We start with perhaps one of the best known names to come out of Devon and Cornwall: Sir Francis Drake.
Drake is most famous for his explorations at sea, although he made plenty of contributions to his home county of Devon, too. But despite all his good work, some regard him as more of a villain than a hero – after all, there has to be a reason why he became known as the “Queen’s Pirate”.
Drake’s nautical achievements
Born in Tavistock c. 1540-1544, Francis Drake took to the seas from a young age as an apprentice and was given command of his own ship in his early twenties.
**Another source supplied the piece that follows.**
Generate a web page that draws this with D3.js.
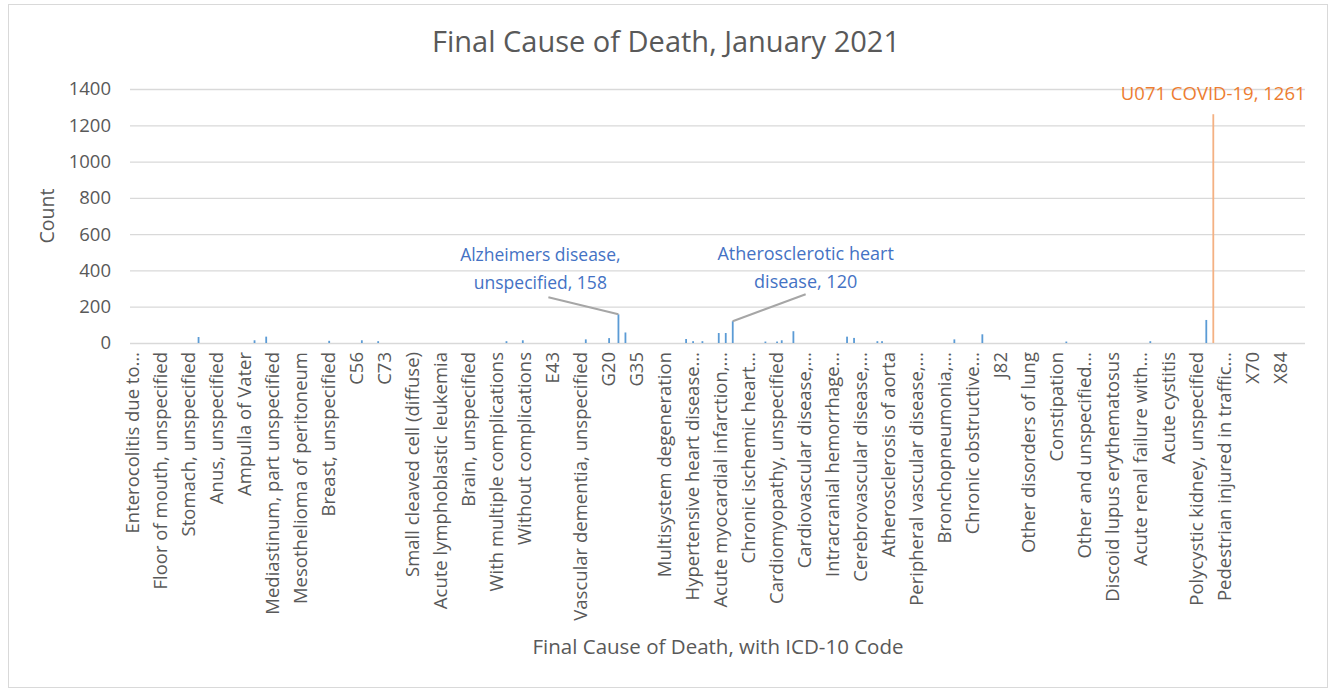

His early voyages included trips to Africa, Spain, and the Americas, but his biggest achievement was arguably his circumnavigation of the globe from 1577-1580. He was the first Englishman to successfully complete this voyage, and in 1581 he was knighted and appointed Mayor of Plymouth.
But it wasn’t the maritime achievement in itself that saw him find favour with Queen Elizabeth I – she was more interested in the plunder he presented her with from his attacks on the Spanish and Portuguese.
Clashes with the Spanish
Drake had plenty of run-ins with the Spanish, and was generally successful.
He was badly injured during a raid in Panama in 1573, but after recovering, he and his men swept through several Spanish settlements, returning to Plymouth with around 20 tons of gold and silver.
In 1578, during his circumnavigation, he captured a Spanish ship near Lima which was laden with treasure worth about £7 million in today’s money.
The relationship between England and Spain worsened during the 1580s, culminating in an attack by the Spanish Armada in 1588 which Drake, as vice admiral of the English Navy, helped to see off.
Drake died at sea off the coast of Panama in January 1596 after series of unsuccessful attacks. He contracted dysentery and died several days later from a fever. He had asked to be buried in his full armour. His lead coffin was slipped overboard near Portobelo, and divers are still searching for it to this day.
Francis Drake’s impact in Devon
Closer to home, in 1580 Drake purchased Buckland Abbey near Yelverton, Devon, funded by his plundering. He lived there for fifteen years until his death, and the manor stayed in his family for several generations. It is now a National Trust site which houses a museum featuring items of interest from Drake’s life and voyages.
In 1581, in his role as Mayor, Drake facilitated the construction of Drake’s Leat. This 17-mile watercourse gave Plymouth a freshwater supply from the River Meavy on Dartmoor, making it one of the country’s first municipal water supplies. It operated for three hundred years but was replaced by a reservoir in 1891, although parts of the trench are still visible today.
Plenty of places in Plymouth are named after Sir Francis Drake and there is a statue of him in Tavistock and on Plymouth Hoe. His name has reached much further afield too; take a trip to California and you’ll be able to visit Drakes Bay and Sir Francis Drake Boulevard.
As a lasting reminder of Drake’s contribution to the expansion of the British Empire, a replica of his ship the Golden Hind is housed in Brixham Harbour.